Collected material —
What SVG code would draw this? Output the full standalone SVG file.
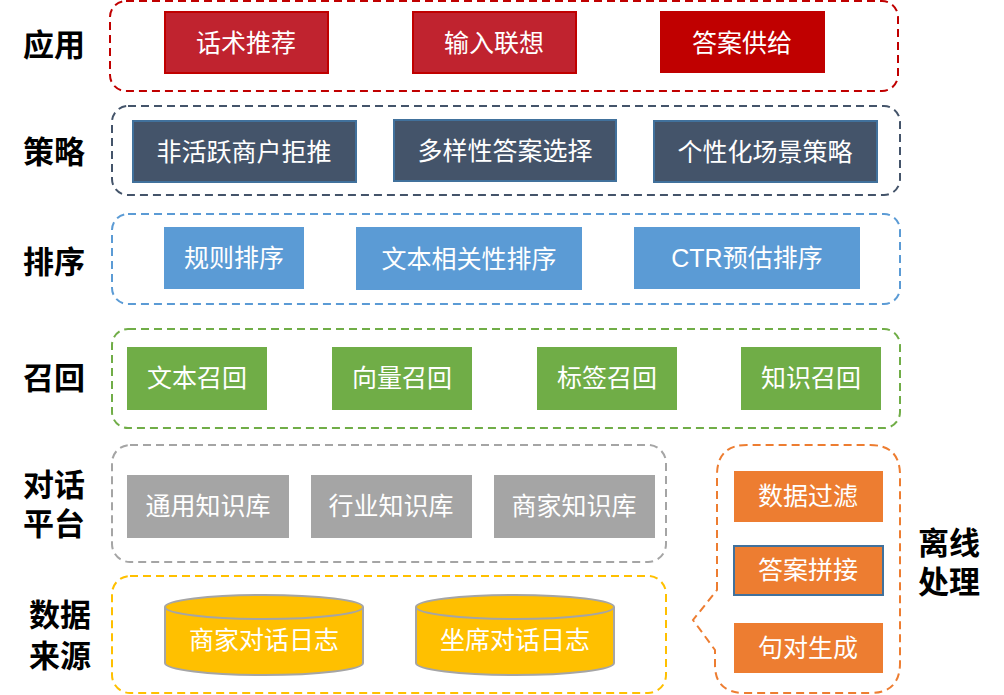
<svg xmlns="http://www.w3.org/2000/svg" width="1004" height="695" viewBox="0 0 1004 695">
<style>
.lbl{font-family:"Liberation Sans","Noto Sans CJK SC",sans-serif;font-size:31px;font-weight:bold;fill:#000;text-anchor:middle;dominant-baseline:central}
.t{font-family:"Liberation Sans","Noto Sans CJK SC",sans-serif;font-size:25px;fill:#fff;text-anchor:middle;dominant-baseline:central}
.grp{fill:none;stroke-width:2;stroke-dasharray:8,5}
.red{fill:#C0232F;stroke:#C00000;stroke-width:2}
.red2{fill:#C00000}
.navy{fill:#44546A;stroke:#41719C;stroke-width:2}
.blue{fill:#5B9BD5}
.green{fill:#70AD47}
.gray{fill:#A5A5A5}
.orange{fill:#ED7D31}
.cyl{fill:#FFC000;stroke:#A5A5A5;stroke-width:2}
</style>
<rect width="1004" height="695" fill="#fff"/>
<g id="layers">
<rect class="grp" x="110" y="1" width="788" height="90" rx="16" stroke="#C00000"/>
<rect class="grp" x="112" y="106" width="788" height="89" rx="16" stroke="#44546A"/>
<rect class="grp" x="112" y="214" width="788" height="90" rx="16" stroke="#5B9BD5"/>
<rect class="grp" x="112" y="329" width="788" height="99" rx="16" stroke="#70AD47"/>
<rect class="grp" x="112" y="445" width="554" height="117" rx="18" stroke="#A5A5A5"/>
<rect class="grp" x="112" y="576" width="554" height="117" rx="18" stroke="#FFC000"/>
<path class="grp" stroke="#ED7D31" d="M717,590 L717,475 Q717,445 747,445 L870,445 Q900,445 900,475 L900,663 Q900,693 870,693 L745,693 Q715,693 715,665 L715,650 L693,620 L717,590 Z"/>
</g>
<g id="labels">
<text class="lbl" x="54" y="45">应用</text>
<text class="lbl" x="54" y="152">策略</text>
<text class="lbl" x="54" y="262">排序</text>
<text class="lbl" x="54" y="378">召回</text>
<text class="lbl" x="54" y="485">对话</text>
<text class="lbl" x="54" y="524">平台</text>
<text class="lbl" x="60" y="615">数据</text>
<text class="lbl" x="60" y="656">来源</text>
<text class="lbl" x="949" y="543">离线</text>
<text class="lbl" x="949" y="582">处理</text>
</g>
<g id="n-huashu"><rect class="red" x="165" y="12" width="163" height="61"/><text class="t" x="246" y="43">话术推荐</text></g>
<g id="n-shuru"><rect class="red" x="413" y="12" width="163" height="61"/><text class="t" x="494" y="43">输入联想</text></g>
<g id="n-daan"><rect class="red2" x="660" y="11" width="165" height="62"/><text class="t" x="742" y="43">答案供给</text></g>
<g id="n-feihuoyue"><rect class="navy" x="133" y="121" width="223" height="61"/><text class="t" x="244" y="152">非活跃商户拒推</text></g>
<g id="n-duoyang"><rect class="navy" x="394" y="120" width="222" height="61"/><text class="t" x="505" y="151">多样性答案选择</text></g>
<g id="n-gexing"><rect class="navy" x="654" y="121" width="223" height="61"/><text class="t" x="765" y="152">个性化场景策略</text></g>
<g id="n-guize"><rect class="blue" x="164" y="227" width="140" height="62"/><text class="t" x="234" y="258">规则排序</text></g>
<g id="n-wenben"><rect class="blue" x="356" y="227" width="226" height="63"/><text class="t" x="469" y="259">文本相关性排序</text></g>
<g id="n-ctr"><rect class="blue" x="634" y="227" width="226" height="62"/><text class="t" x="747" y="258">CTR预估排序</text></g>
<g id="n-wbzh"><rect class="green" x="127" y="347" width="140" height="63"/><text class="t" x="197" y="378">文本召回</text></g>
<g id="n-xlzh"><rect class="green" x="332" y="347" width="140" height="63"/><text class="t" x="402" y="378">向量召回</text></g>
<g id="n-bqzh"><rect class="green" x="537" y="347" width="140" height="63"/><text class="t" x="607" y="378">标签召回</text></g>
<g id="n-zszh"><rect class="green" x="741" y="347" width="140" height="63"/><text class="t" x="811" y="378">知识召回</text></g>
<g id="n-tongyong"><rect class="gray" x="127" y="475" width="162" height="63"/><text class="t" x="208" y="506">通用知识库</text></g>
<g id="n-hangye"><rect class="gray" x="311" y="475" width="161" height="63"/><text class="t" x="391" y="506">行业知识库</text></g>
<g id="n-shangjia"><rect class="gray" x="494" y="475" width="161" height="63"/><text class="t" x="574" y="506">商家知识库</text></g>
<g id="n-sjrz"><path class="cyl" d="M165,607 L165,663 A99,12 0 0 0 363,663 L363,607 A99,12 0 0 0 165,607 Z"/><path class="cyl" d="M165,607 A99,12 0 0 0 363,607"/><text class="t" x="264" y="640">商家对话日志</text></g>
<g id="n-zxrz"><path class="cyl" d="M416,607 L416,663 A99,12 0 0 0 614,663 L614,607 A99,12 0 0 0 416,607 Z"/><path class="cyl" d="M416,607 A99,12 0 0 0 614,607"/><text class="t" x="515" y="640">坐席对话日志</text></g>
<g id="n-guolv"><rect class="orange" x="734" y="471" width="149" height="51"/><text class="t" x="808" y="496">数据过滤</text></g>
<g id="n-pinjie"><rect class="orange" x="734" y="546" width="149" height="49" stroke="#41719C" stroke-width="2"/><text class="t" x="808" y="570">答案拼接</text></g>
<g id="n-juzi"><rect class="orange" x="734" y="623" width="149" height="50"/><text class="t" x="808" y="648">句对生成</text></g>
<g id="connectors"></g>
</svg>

Exercise details —
Retype the listing exactly. Pictures do not belong in the copy.

Finished exercise —
What SVG code would draw this? Output the full standalone SVG file.
<svg xmlns="http://www.w3.org/2000/svg" width="1004" height="695" viewBox="0 0 1004 695">
<style>
.lbl{font-family:"Liberation Sans","Noto Sans CJK SC",sans-serif;font-size:31px;font-weight:bold;fill:#000;text-anchor:middle;dominant-baseline:central}
.t{font-family:"Liberation Sans","Noto Sans CJK SC",sans-serif;font-size:25px;fill:#fff;text-anchor:middle;dominant-baseline:central}
.grp{fill:none;stroke-width:2;stroke-dasharray:8,5}
.red{fill:#C0232F;stroke:#C00000;stroke-width:2}
.red2{fill:#C00000}
.navy{fill:#44546A;stroke:#41719C;stroke-width:2}
.blue{fill:#5B9BD5}
.green{fill:#70AD47}
.gray{fill:#A5A5A5}
.orange{fill:#ED7D31}
.cyl{fill:#FFC000;stroke:#A5A5A5;stroke-width:2}
</style>
<rect width="1004" height="695" fill="#fff"/>
<g id="layers">
<rect class="grp" x="110" y="1" width="788" height="90" rx="16" stroke="#C00000"/>
<rect class="grp" x="112" y="106" width="788" height="89" rx="16" stroke="#44546A"/>
<rect class="grp" x="112" y="214" width="788" height="90" rx="16" stroke="#5B9BD5"/>
<rect class="grp" x="112" y="329" width="788" height="99" rx="16" stroke="#70AD47"/>
<rect class="grp" x="112" y="445" width="554" height="117" rx="18" stroke="#A5A5A5"/>
<rect class="grp" x="112" y="576" width="554" height="117" rx="18" stroke="#FFC000"/>
<path class="grp" stroke="#ED7D31" d="M717,590 L717,475 Q717,445 747,445 L870,445 Q900,445 900,475 L900,663 Q900,693 870,693 L745,693 Q715,693 715,665 L715,650 L693,620 L717,590 Z"/>
</g>
<g id="labels">
<text class="lbl" x="54" y="45">应用</text>
<text class="lbl" x="54" y="152">策略</text>
<text class="lbl" x="54" y="262">排序</text>
<text class="lbl" x="54" y="378">召回</text>
<text class="lbl" x="54" y="485">对话</text>
<text class="lbl" x="54" y="524">平台</text>
<text class="lbl" x="60" y="615">数据</text>
<text class="lbl" x="60" y="656">来源</text>
<text class="lbl" x="949" y="543">离线</text>
<text class="lbl" x="949" y="582">处理</text>
</g>
<g id="n-huashu"><rect class="red" x="165" y="12" width="163" height="61"/><text class="t" x="246" y="43">话术推荐</text></g>
<g id="n-shuru"><rect class="red" x="413" y="12" width="163" height="61"/><text class="t" x="494" y="43">输入联想</text></g>
<g id="n-daan"><rect class="red2" x="660" y="11" width="165" height="62"/><text class="t" x="742" y="43">答案供给</text></g>
<g id="n-feihuoyue"><rect class="navy" x="133" y="121" width="223" height="61"/><text class="t" x="244" y="152">非活跃商户拒推</text></g>
<g id="n-duoyang"><rect class="navy" x="394" y="120" width="222" height="61"/><text class="t" x="505" y="151">多样性答案选择</text></g>
<g id="n-gexing"><rect class="navy" x="654" y="121" width="223" height="61"/><text class="t" x="765" y="152">个性化场景策略</text></g>
<g id="n-guize"><rect class="blue" x="164" y="227" width="140" height="62"/><text class="t" x="234" y="258">规则排序</text></g>
<g id="n-wenben"><rect class="blue" x="356" y="227" width="226" height="63"/><text class="t" x="469" y="259">文本相关性排序</text></g>
<g id="n-ctr"><rect class="blue" x="634" y="227" width="226" height="62"/><text class="t" x="747" y="258">CTR预估排序</text></g>
<g id="n-wbzh"><rect class="green" x="127" y="347" width="140" height="63"/><text class="t" x="197" y="378">文本召回</text></g>
<g id="n-xlzh"><rect class="green" x="332" y="347" width="140" height="63"/><text class="t" x="402" y="378">向量召回</text></g>
<g id="n-bqzh"><rect class="green" x="537" y="347" width="140" height="63"/><text class="t" x="607" y="378">标签召回</text></g>
<g id="n-zszh"><rect class="green" x="741" y="347" width="140" height="63"/><text class="t" x="811" y="378">知识召回</text></g>
<g id="n-tongyong"><rect class="gray" x="127" y="475" width="162" height="63"/><text class="t" x="208" y="506">通用知识库</text></g>
<g id="n-hangye"><rect class="gray" x="311" y="475" width="161" height="63"/><text class="t" x="391" y="506">行业知识库</text></g>
<g id="n-shangjia"><rect class="gray" x="494" y="475" width="161" height="63"/><text class="t" x="574" y="506">商家知识库</text></g>
<g id="n-sjrz"><path class="cyl" d="M165,607 L165,663 A99,12 0 0 0 363,663 L363,607 A99,12 0 0 0 165,607 Z"/><path class="cyl" d="M165,607 A99,12 0 0 0 363,607"/><text class="t" x="264" y="640">商家对话日志</text></g>
<g id="n-zxrz"><path class="cyl" d="M416,607 L416,663 A99,12 0 0 0 614,663 L614,607 A99,12 0 0 0 416,607 Z"/><path class="cyl" d="M416,607 A99,12 0 0 0 614,607"/><text class="t" x="515" y="640">坐席对话日志</text></g>
<g id="n-guolv"><rect class="orange" x="734" y="471" width="149" height="51"/><text class="t" x="808" y="496">数据过滤</text></g>
<g id="n-pinjie"><rect class="orange" x="734" y="546" width="149" height="49" stroke="#41719C" stroke-width="2"/><text class="t" x="808" y="570">答案拼接</text></g>
<g id="n-juzi"><rect class="orange" x="734" y="623" width="149" height="50"/><text class="t" x="808" y="648">句对生成</text></g>
<g id="connectors"></g>
</svg>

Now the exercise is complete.